Exercise prompt: No images are to be carried over; print all other material exactly as it stands.
○ ○ ○ ○
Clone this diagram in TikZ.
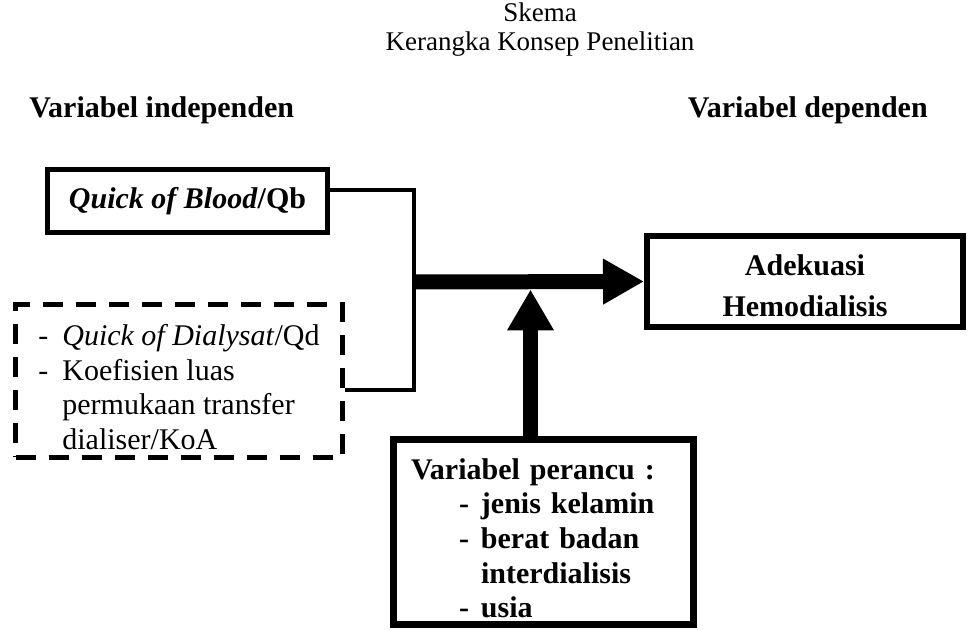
\documentclass[tikz,border=0pt]{standalone}
\usepackage{fontspec}
\setmainfont{Liberation Serif}
\usetikzlibrary{arrows.meta,calc}

\tikzset{
  teks/.style={font=\fontsize{22.5pt}{25.9pt}\selectfont, inner sep=0pt},
  judul/.style={teks, font=\fontsize{20.25pt}{24pt}\selectfont},
  kotak/.style={teks, draw, line width=3.75pt},
  garis/.style={line width=3pt},
  panah/.style={line width=11.25pt, -{Triangle[length=30.75pt,width=32.25pt]}},
  panahnaik/.style={line width=11.25pt, -{Triangle[length=30.75pt,width=33pt]}}
}
\newcommand{\butir}[1]{\makebox[18pt][l]{-}#1}
\newcommand{\butirb}[1]{\hspace*{36pt}\makebox[16.5pt][l]{-}#1}

\begin{document}
\begin{tikzpicture}[x=0.75pt,y=-0.75pt]
\useasboundingbox (0,0) rectangle (969,630);
\node [judul, anchor=base] (skema) at (540,22) {Skema};
\node [judul, anchor=base] (kerangka) at (540,51) {Kerangka Konsep Penelitian};
\node [teks, anchor=base west] (indep) at (29,118) {\textbf{Variabel independen}};
\node [teks, anchor=base east] (dep) at (928,118) {\textbf{Variabel dependen}};
\node [kotak, minimum width=210pt, minimum height=47.25pt] (qb) at (187.5,201)
  {\textbf{\textit{Quick of Blood}/Qb}};
\node [kotak, dash pattern=on 15pt off 9.75pt, minimum width=245.25pt,
  minimum height=114pt, align=left] (koa) at (179,381)
  {\rule{0pt}{24.75pt}\butir{\textit{Quick of Dialysat}/Qd}\\
   \butir{Koefisien luas}\\
   \hspace*{18pt}permukaan transfer\\
   \hspace*{18pt}dialiser/KoA};
\node [kotak, line width=4.5pt, minimum width=237pt, minimum height=68.25pt,
  align=center, font=\fontsize{22.5pt}{25.9pt}\selectfont\bfseries] (ade) at (805,281.5)
  {\rule{0pt}{22.5pt}Adekuasi\\[4.85pt]Hemodialisis};
\node [kotak, line width=5.25pt, minimum width=225pt, minimum height=137.25pt,
  text width=198.75pt, align=left, font=\fontsize{22.5pt}{25.9pt}\selectfont\bfseries]
  (per) at (543.5,532)
  {\rule{0pt}{29.6pt}Variabel perancu :\\
   \butirb{jenis kelamin}\\
   \butirb{berat badan}\\
   \hspace*{52.5pt}interdialisis\\
   \butirb{usia}\rule[-4.9pt]{0pt}{1pt}};
\coordinate (jn) at (414,282);
\draw [garis] ([yshift=8.25pt]qb.east) -| (jn) |- ([yshift=-6.75pt]koa.east);
\draw [panah] (jn) -- (ade.west);
\draw [panahnaik] ($(per.north)+(-13,0)$) -- ($(per.north |- jn)+(-13,7.5)$);
\end{tikzpicture}
\end{document}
○ ○ ○ ○
Output of the exercise:
Clone this diagram in TikZ.
\documentclass[tikz,border=0pt]{standalone}
\usepackage{fontspec}
\setmainfont{Liberation Serif}
\usetikzlibrary{arrows.meta,calc}

\tikzset{
  teks/.style={font=\fontsize{22.5pt}{25.9pt}\selectfont, inner sep=0pt},
  judul/.style={teks, font=\fontsize{20.25pt}{24pt}\selectfont},
  kotak/.style={teks, draw, line width=3.75pt},
  garis/.style={line width=3pt},
  panah/.style={line width=11.25pt, -{Triangle[length=30.75pt,width=32.25pt]}},
  panahnaik/.style={line width=11.25pt, -{Triangle[length=30.75pt,width=33pt]}}
}
\newcommand{\butir}[1]{\makebox[18pt][l]{-}#1}
\newcommand{\butirb}[1]{\hspace*{36pt}\makebox[16.5pt][l]{-}#1}

\begin{document}
\begin{tikzpicture}[x=0.75pt,y=-0.75pt]
\useasboundingbox (0,0) rectangle (969,630);
\node [judul, anchor=base] (skema) at (540,22) {Skema};
\node [judul, anchor=base] (kerangka) at (540,51) {Kerangka Konsep Penelitian};
\node [teks, anchor=base west] (indep) at (29,118) {\textbf{Variabel independen}};
\node [teks, anchor=base east] (dep) at (928,118) {\textbf{Variabel dependen}};
\node [kotak, minimum width=210pt, minimum height=47.25pt] (qb) at (187.5,201)
  {\textbf{\textit{Quick of Blood}/Qb}};
\node [kotak, dash pattern=on 15pt off 9.75pt, minimum width=245.25pt,
  minimum height=114pt, align=left] (koa) at (179,381)
  {\rule{0pt}{24.75pt}\butir{\textit{Quick of Dialysat}/Qd}\\
   \butir{Koefisien luas}\\
   \hspace*{18pt}permukaan transfer\\
   \hspace*{18pt}dialiser/KoA};
\node [kotak, line width=4.5pt, minimum width=237pt, minimum height=68.25pt,
  align=center, font=\fontsize{22.5pt}{25.9pt}\selectfont\bfseries] (ade) at (805,281.5)
  {\rule{0pt}{22.5pt}Adekuasi\\[4.85pt]Hemodialisis};
\node [kotak, line width=5.25pt, minimum width=225pt, minimum height=137.25pt,
  text width=198.75pt, align=left, font=\fontsize{22.5pt}{25.9pt}\selectfont\bfseries]
  (per) at (543.5,532)
  {\rule{0pt}{29.6pt}Variabel perancu :\\
   \butirb{jenis kelamin}\\
   \butirb{berat badan}\\
   \hspace*{52.5pt}interdialisis\\
   \butirb{usia}\rule[-4.9pt]{0pt}{1pt}};
\coordinate (jn) at (414,282);
\draw [garis] ([yshift=8.25pt]qb.east) -| (jn) |- ([yshift=-6.75pt]koa.east);
\draw [panah] (jn) -- (ade.west);
\draw [panahnaik] ($(per.north)+(-13,0)$) -- ($(per.north |- jn)+(-13,7.5)$);
\end{tikzpicture}
\end{document}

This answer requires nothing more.